Obama administration refocuses deportation on criminals
Illegal immigrants involved in removal proceedings will have their court cases reviewed with an eye toward dismissal if their cases fall below a threshold of criminality, the Obama administration announced Aug. 18.
A working group composed of officials from the departments of Justice and Homeland Security will review the roughly 300,000 cases in the immigration court system "to ensure that they constitute our highest priorities," Homeland Security Secretary Janet Napolitano said in an Aug. 18 letter (.pdf) to Sen. Harry Reid (D-Nev.).

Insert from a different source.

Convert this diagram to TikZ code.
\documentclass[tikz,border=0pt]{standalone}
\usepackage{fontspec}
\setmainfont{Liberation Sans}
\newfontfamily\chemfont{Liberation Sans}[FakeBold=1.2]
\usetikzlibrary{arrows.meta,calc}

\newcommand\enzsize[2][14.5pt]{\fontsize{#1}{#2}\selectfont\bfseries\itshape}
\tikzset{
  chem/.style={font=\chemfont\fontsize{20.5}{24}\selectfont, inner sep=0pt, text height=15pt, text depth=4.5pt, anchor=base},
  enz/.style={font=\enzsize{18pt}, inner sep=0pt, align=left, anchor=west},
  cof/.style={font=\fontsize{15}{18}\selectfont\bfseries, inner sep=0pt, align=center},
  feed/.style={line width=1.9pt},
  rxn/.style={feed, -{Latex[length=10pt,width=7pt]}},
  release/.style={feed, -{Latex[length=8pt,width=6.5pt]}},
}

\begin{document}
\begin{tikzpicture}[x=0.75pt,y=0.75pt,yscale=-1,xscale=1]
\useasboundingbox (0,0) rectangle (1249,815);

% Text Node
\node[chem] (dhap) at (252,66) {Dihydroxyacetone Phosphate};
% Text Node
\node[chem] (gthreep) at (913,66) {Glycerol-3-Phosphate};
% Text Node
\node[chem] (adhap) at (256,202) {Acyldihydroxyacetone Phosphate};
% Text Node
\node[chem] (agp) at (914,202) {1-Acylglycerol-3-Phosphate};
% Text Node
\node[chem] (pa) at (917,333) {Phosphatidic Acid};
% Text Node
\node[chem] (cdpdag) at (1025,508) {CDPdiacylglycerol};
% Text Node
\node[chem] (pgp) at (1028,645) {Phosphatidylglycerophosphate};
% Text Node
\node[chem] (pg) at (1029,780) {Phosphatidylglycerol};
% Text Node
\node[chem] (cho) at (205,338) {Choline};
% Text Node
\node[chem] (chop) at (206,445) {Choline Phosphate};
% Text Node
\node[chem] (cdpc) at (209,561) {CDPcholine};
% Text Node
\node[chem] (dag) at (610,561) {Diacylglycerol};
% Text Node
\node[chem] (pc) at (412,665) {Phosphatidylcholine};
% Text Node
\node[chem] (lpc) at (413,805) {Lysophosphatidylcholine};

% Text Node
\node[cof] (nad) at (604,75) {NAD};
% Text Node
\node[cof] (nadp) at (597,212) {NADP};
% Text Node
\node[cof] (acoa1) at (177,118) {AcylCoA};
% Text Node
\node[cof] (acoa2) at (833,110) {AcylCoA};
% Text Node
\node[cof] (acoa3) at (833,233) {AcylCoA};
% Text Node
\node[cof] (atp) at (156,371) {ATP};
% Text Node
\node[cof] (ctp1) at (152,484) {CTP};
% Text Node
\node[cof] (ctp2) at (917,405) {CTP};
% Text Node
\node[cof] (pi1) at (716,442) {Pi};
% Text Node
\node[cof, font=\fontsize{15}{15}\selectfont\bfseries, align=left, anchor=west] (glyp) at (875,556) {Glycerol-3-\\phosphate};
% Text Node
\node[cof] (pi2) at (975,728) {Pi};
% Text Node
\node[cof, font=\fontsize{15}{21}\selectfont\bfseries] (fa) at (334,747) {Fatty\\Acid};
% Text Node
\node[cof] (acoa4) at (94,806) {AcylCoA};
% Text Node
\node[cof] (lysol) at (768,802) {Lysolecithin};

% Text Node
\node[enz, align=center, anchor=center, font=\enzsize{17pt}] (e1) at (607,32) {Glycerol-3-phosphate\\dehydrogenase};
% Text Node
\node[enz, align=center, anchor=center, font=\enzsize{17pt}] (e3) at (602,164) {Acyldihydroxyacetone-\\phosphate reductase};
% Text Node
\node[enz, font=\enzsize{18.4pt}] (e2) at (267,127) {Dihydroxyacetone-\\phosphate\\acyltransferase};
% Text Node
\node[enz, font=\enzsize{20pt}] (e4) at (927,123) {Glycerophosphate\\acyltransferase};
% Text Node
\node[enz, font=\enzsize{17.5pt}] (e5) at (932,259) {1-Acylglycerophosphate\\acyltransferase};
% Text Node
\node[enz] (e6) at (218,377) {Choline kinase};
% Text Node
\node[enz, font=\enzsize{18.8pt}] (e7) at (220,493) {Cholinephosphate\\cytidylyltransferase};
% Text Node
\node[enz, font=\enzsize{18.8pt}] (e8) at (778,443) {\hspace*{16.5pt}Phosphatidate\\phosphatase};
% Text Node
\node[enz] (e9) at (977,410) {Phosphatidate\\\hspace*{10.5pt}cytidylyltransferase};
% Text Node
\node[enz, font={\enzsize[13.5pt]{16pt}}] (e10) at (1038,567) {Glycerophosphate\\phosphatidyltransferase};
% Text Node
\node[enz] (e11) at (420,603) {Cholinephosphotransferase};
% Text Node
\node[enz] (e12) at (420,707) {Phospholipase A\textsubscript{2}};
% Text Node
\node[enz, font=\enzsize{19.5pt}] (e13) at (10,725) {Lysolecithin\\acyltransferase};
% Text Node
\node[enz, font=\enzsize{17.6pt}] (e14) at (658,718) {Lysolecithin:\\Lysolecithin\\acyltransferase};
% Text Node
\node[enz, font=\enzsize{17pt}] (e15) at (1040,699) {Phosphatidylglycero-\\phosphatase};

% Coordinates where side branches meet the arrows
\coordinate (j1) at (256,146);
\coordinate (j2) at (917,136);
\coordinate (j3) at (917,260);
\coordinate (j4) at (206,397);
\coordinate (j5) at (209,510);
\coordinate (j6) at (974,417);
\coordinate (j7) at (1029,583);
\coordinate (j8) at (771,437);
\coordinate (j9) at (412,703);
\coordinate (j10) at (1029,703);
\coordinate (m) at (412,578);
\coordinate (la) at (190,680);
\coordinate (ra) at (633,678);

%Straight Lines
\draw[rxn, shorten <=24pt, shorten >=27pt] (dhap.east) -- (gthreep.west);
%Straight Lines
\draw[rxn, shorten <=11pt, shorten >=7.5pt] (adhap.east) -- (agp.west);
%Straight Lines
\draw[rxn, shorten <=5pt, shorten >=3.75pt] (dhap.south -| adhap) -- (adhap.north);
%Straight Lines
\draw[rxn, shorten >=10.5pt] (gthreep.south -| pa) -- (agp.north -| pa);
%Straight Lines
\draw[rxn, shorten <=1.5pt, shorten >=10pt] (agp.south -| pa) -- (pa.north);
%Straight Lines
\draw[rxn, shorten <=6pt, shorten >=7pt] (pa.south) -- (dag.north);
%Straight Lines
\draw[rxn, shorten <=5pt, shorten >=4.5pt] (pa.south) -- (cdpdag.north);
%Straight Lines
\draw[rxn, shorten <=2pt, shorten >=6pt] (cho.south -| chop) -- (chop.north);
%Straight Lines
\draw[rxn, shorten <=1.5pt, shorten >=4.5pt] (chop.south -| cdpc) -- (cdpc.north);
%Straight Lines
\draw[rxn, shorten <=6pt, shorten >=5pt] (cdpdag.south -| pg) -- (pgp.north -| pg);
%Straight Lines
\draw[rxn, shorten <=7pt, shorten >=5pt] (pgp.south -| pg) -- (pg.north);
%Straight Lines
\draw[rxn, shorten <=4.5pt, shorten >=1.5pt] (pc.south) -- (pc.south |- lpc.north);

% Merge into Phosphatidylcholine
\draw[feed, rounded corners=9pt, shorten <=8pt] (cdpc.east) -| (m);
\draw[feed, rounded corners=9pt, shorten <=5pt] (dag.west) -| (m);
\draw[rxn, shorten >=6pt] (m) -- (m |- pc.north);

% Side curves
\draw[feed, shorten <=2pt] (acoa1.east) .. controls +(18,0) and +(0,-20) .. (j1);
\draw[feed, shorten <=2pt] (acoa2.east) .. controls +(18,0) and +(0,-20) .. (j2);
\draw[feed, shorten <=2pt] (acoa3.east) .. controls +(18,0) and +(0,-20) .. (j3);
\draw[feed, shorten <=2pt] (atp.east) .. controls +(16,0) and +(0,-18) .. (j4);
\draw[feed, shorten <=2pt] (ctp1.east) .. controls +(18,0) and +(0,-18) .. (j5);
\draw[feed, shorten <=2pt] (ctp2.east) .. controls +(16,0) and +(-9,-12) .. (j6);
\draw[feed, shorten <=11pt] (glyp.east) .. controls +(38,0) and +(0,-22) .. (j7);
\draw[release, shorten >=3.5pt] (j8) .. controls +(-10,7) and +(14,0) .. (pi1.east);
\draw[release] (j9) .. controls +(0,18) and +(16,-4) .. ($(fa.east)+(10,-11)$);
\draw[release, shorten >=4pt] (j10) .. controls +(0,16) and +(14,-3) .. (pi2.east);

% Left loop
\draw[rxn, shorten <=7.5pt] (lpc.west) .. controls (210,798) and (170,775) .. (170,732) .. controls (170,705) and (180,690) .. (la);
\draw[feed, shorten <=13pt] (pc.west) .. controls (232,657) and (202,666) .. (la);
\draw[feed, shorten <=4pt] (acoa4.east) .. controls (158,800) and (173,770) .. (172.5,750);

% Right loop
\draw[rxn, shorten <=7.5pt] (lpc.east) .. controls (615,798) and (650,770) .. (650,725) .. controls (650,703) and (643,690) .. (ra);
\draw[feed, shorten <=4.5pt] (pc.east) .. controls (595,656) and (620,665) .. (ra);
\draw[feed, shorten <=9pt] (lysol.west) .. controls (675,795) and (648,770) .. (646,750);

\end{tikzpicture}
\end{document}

"This case-by-case approach will enhance public safety," Napolitano wrote. "Immigration judges will be able to more swiftly adjudicate high priority cases, such as those involving convicted felons."
Low priority cases will be dismissed and the working group will issue guidelines to ensure similar cases aren't caught up in the immigration court system, said Cecilia Muñoz, White House director of intergovernmental affairs in an Aug. 18 blog post.
The case-by-case review works in tandem with a "prosecutorial discretion" policy announced by Immigration and Customs Enforcement Director John Morton in June 17 memo (.pdf). The memo instructs personnel to consider factors such as whether or not an illegal immigrant poses a national security or public safety concern, family ties, circumstances of arrival in the United States (such as whether they were brought here as a child) and other circumstances.
The average number of annual Justice Department immigration prosecutions grew sharply from previous years starting in 2008, with prosecutions up 117.3 percent from levels reported in 2006, according to data collected by Syracuse University's Transactional Records Access Clearinghouse.
More than half of deportations today involve an alien with a criminal record, Muñoz wrote in an Aug. 16 blog post. From fiscal 2008 to 2010, there was a greater than 70 percent increase in the deportation of those with criminal records and a decrease of those without criminal records, she added.